I am having a similar situation and splunk support says that your UF have at least 5GB of space for it. Probably not what you wanted to hear (wasn't for me since that translates to about 10TB of extra storage across our env). Also if you have the nmon app installed we found that it was contributing to the fishbucket's rapid growth.

0 Karma
Highlighted

Re: Why is fishbucket getting really big on my Universal Forwarder?

Path Finder

I've had many forwarders fill up the 2GB file system set aside for them even though the trackingdbthreshold_mb setting is the default of 500.

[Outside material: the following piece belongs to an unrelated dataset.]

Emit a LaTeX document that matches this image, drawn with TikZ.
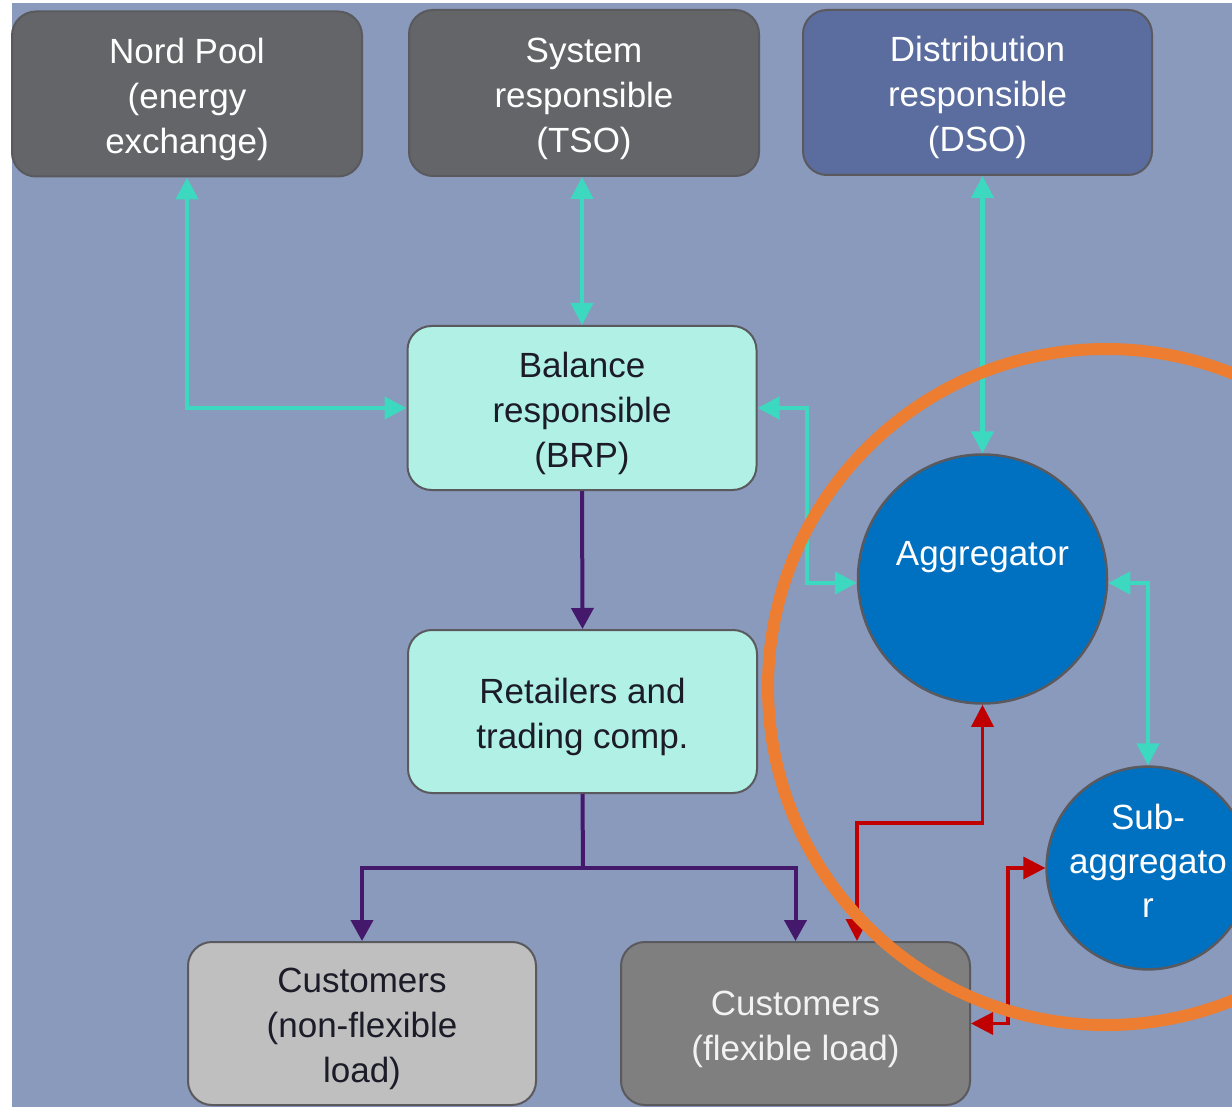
\documentclass[tikz,border=0pt]{standalone}
\usepackage{fontspec}
\setmainfont{Liberation Sans}
\usetikzlibrary{arrows.meta,calc}
\definecolor{bgc}{HTML}{8A9ABC}
\definecolor{darkg}{HTML}{636569}
\definecolor{dsoc}{HTML}{5A6D9E}
\definecolor{lightt}{HTML}{B0F0E5}
\definecolor{nonfc}{HTML}{BFBFBF}
\definecolor{flexc}{HTML}{7F7F7F}
\definecolor{circc}{HTML}{0070C0}
\definecolor{tealc}{HTML}{3DD8C0}
\definecolor{purpc}{HTML}{44186B}
\definecolor{redc}{HTML}{C00000}
\definecolor{orangec}{HTML}{ED7D31}
\definecolor{bordc}{HTML}{5A5A5E}
\definecolor{darktext}{HTML}{1C1C28}
\newcommand{\topstrut}{\rule{0pt}{36pt}}
\begin{document}
\begin{tikzpicture}[x=1pt,y=-1pt,
  box/.style={rounded corners=24pt, draw=bordc, line width=2pt, align=center,
    font=\fontsize{35}{45}\selectfont, inner sep=0pt, minimum width=349pt, minimum height=164pt},
  circ/.style={circle, draw=bordc, line width=2.5pt, fill=circc, align=center, text=white,
    font=\fontsize{35}{44}\selectfont, inner sep=0pt},
  tealarr/.style={draw=tealc, line width=4.5pt,
    {Triangle[length=22pt,width=22pt]}-{Triangle[length=22pt,width=22pt]}},
  purparr/.style={draw=purpc, line width=4pt, -{Triangle[length=21pt,width=22pt]}},
  redarr/.style={draw=redc, line width=3.3pt,
    {Triangle[length=22pt,width=22pt]}-{Triangle[length=22pt,width=22pt]}}
]
\useasboundingbox (0,0) rectangle (1232,1107);
\clip (0,0) rectangle (1232,1107);
\fill[bgc] (12,3) rectangle (1232,1107);

% nodes
\node[box, fill=darkg, text=white, minimum width=350pt, minimum height=165pt] (np) at (187,94) {\topstrut Nord Pool\\(energy\\exchange)};
\node[box, fill=darkg, text=white, minimum width=350pt, minimum height=166pt] (tso) at (584,93) {\topstrut System\\responsible\\(TSO)};
\node[box, fill=dsoc, text=white, minimum height=165pt] (dso) at (977.5,92.5) {\topstrut Distribution\\responsible\\(DSO)};
\node[box, fill=lightt, text=darktext] (brp) at (582,408) {\topstrut Balance\\responsible\\(BRP)};
\node[box, fill=lightt, text=darktext, minimum height=163pt] (ret) at (582.5,711.5) {\topstrut Retailers and\\trading comp.};
\node[box, fill=nonfc, text=darktext, minimum width=348pt, minimum height=163pt] (nonflex) at (362,1023.5) {\topstrut Customers\\(non-flexible\\load)};
\node[box, fill=flexc, text=white!95!black, minimum height=163pt] (flex) at (795.5,1023.5) {\topstrut Customers\\(flexible load)};
\node[circ, minimum size=249pt] (agg) at (982.5,579) {};
\node[font=\fontsize{35}{44}\selectfont, text=white, inner sep=0pt] (aggtext) at ([yshift=22pt]agg.center) {Aggregator};
\node[circ, minimum size=200pt] (sub) at (1148,868) {Sub-\\aggregato\\r\rule[-14pt]{0pt}{0pt}};

% junction coordinates
\coordinate (j1) at (807,408);
\coordinate (j2) at (583,868);
\coordinate (r1) at (857,823);
\coordinate (r2) at (1008,868);

% teal connectors
\draw[tealarr] (np.south) |- (brp.west);
\draw[tealarr] (tso.south -| brp.north) -- (brp.north);
\draw[tealarr] (dso.south -| agg.north) -- (agg.north);
\draw[tealarr] (brp.east) -- (j1) |- ([yshift=-4pt]agg.west);
\draw[tealarr] ([yshift=-4pt]agg.east) -| (sub.north);

% purple connectors
\draw[purparr] (brp.south) -- (ret.north);
\draw[draw=purpc, line width=4pt] (ret.south) -- (j2);
\draw[purparr] (j2) -| (nonflex.north);
\draw[purparr] (j2) -| (flex.north);

% red connectors
\draw[redarr] ([xshift=61.5pt]flex.north) -- (r1) -| (agg.south);
\draw[redarr] (flex.east) -| (r2) -- (sub.west);

% orange highlight
\draw[orangec, line width=12pt] (1106,687) circle (338pt);
\end{tikzpicture}
\end{document}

Why would that be happening?

0 Karma
Highlighted

Re: Why is fishbucket getting really big on my Universal Forwarder?

SplunkTrust
SplunkTrust

$ du -sh /opt/splunkforwarder/*

I'm guessing a big chunk of that should be logs.

0 Karma
Highlighted

Re: Why is fishbucket getting really big on my Universal Forwarder?

Splunk Employee
Splunk Employee

It's like thermodynamics, the fishbucket/btree is the entropy of your file system. It can only grow with the time.

On old version it was not limited, on less old version is was controlled by indexes.conf hot bucket size
Hopefully since splunk 6.*. you can setup a limit on the size in limits.conf
then the checksum for files that are not present anymore will be removed.
The default limit is to 500MB.

see :
[inputproc]
filetrackingdbthresholdmb = 500

http://docs.splunk.com/Documentation/Splunk/latest/Admin/Limitsconf

Remark : as we maintain a backup copy, the disk space used is actually 2 times the limit, and sometimes 3 times the limit when a temporary file if generated for the new backup.

Highlighted

Re: Why is fishbucket getting really big on my Universal Forwarder?

Path Finder

So continuing on this thread (sorry it's old but I feel this is still relevant):
On a Splunk Universal Forwarder: it's local limits.conf file has the following lines to control the Fish Bucket size:
[inputproc]
filetrackingdbthresholdmb = 500

However weirdly in the Fishbucket folder 1.4gb is taken up by splunkprivatedb, over which ~1gb of that is consumed by the save folder.

I've read that the total space used on disk with the size limit about can be double or even triple that limit because it will have a backup and maybe also some associated temporary files.

Is there a way to reduce this disk usage via the Splunk Forwarder's config? Or is the manually removing some of the files the only way?
And is this within normal expectations of the Splunk Forwarders behaviour?

0 Karma
Highlighted

Re: Why is fishbucket getting really big on my Universal Forwarder?

SplunkTrust
SplunkTrust

Three times is the upper limit (from my understanding) as there is the snapshot copy of the fishbucket and a temporary copy.

You can lower:

[inputproc]
file_tracking_db_threshold_mb = 500

However you must be aware that lowering this value may result in files been re-indexed if they are still on the filesystem (500MB is a very large fishbucket so the chance of this happening is super-low). For example if the fishbucket had tracked 2 million files, and you still had 2 million files on the filesystem, if you reduced the fishbucket size to only track 1 million, then the remaining 1 million will be re-indexed again.

I've lowered it before and had minimal issue except on servers with hundreds (or thousands) of old files, after a few months the files would be re-indexed as they were the oldest entries in the fishbucket which were removed and then the file got re-indexed as they were still in the monitored directory path.